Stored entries
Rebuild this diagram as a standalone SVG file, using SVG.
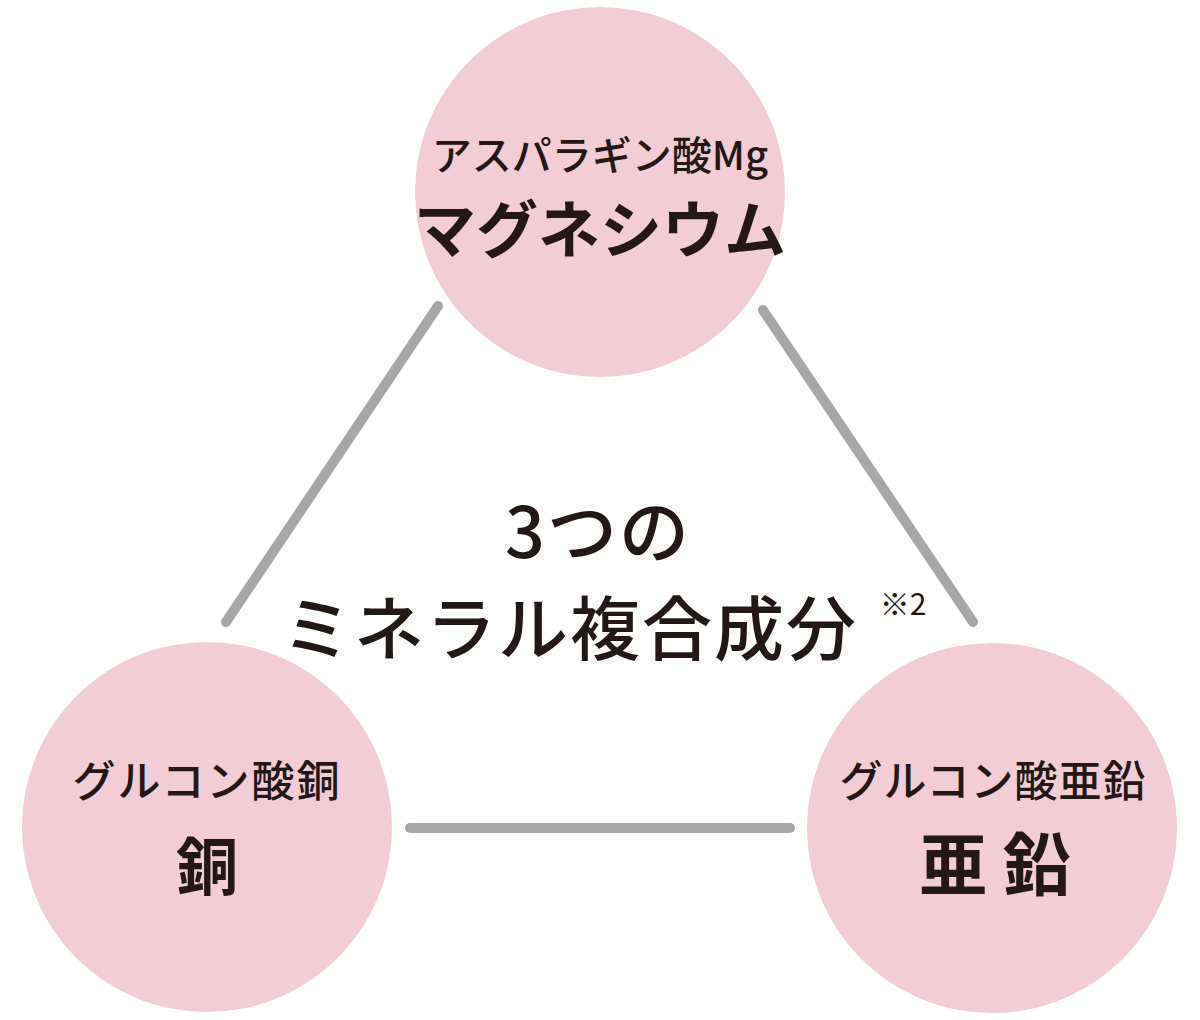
<svg xmlns="http://www.w3.org/2000/svg" width="1200" height="1020" viewBox="0 0 1200 1020">
<style>
.n{fill:#f2cdd6}
.c{stroke:#a7a7a7;stroke-width:10;stroke-linecap:round;fill:none}
text{font-family:"Noto Sans CJK JP","Noto Sans",sans-serif;fill:#231815;text-anchor:middle}
.s{font-size:43px;font-weight:500}
.b{font-size:62px;font-weight:700}
.m{font-size:70px;font-weight:500}
</style>
<rect width="1200" height="1020" fill="#fff"/>
<g id="connectors">
<line class="c" x1="438" y1="306" x2="226" y2="622"/>
<line class="c" x1="763" y1="310" x2="973" y2="622"/>
<line class="c" x1="410" y1="828" x2="790" y2="828"/>
</g>
<g id="mg"><circle class="n" cx="600" cy="192" r="185"/>
<text x="600" y="170" style="font-size:40px;font-weight:500">アスパラギン酸Mg</text>
<text class="b" x="600" y="253">マグネシウム</text></g>
<g id="cu"><circle class="n" cx="207" cy="827" r="185"/>
<text class="s" x="207" y="797" letter-spacing="2">グルコン酸銅</text>
<text class="b" x="207" y="890">銅</text></g>
<g id="zn"><circle class="n" cx="992" cy="828" r="185"/>
<text class="s" x="993" y="797" letter-spacing="1">グルコン酸亜鉛</text>
<text x="995" y="890" style="font-size:68px;font-weight:700">亜 鉛</text></g>
<g id="center">
<text class="m" x="598" y="558" letter-spacing="2">3つの</text>
<text class="m" x="570" y="655" letter-spacing="2">ミネラル複合成分</text>
<text x="903" y="615" style="font-size:30px">※2</text>
</g>
</svg>
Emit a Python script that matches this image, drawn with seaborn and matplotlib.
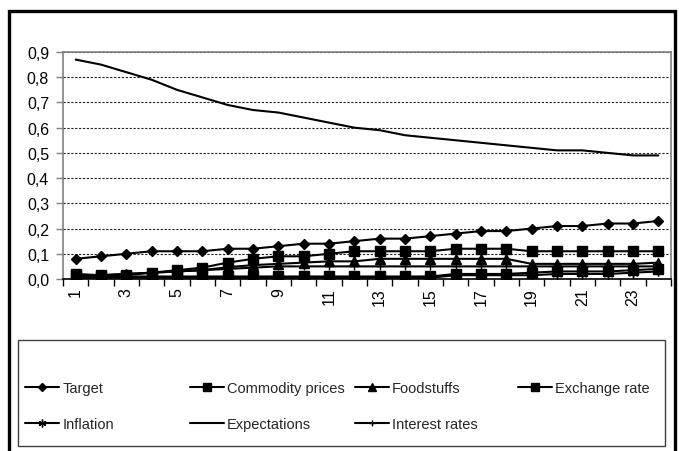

**Exercise details**
Output the material word for word, omitting its pictures.

**Result of the task**
Rebuild this diagram as a standalone SVG file, using SVG.
<svg xmlns="http://www.w3.org/2000/svg" width="1200" height="1020" viewBox="0 0 1200 1020">
<style>
.n{fill:#f2cdd6}
.c{stroke:#a7a7a7;stroke-width:10;stroke-linecap:round;fill:none}
text{font-family:"Noto Sans CJK JP","Noto Sans",sans-serif;fill:#231815;text-anchor:middle}
.s{font-size:43px;font-weight:500}
.b{font-size:62px;font-weight:700}
.m{font-size:70px;font-weight:500}
</style>
<rect width="1200" height="1020" fill="#fff"/>
<g id="connectors">
<line class="c" x1="438" y1="306" x2="226" y2="622"/>
<line class="c" x1="763" y1="310" x2="973" y2="622"/>
<line class="c" x1="410" y1="828" x2="790" y2="828"/>
</g>
<g id="mg"><circle class="n" cx="600" cy="192" r="185"/>
<text x="600" y="170" style="font-size:40px;font-weight:500">アスパラギン酸Mg</text>
<text class="b" x="600" y="253">マグネシウム</text></g>
<g id="cu"><circle class="n" cx="207" cy="827" r="185"/>
<text class="s" x="207" y="797" letter-spacing="2">グルコン酸銅</text>
<text class="b" x="207" y="890">銅</text></g>
<g id="zn"><circle class="n" cx="992" cy="828" r="185"/>
<text class="s" x="993" y="797" letter-spacing="1">グルコン酸亜鉛</text>
<text x="995" y="890" style="font-size:68px;font-weight:700">亜 鉛</text></g>
<g id="center">
<text class="m" x="598" y="558" letter-spacing="2">3つの</text>
<text class="m" x="570" y="655" letter-spacing="2">ミネラル複合成分</text>
<text x="903" y="615" style="font-size:30px">※2</text>
</g>
</svg>
Emit a Python script that matches this image, drawn with seaborn and matplotlib.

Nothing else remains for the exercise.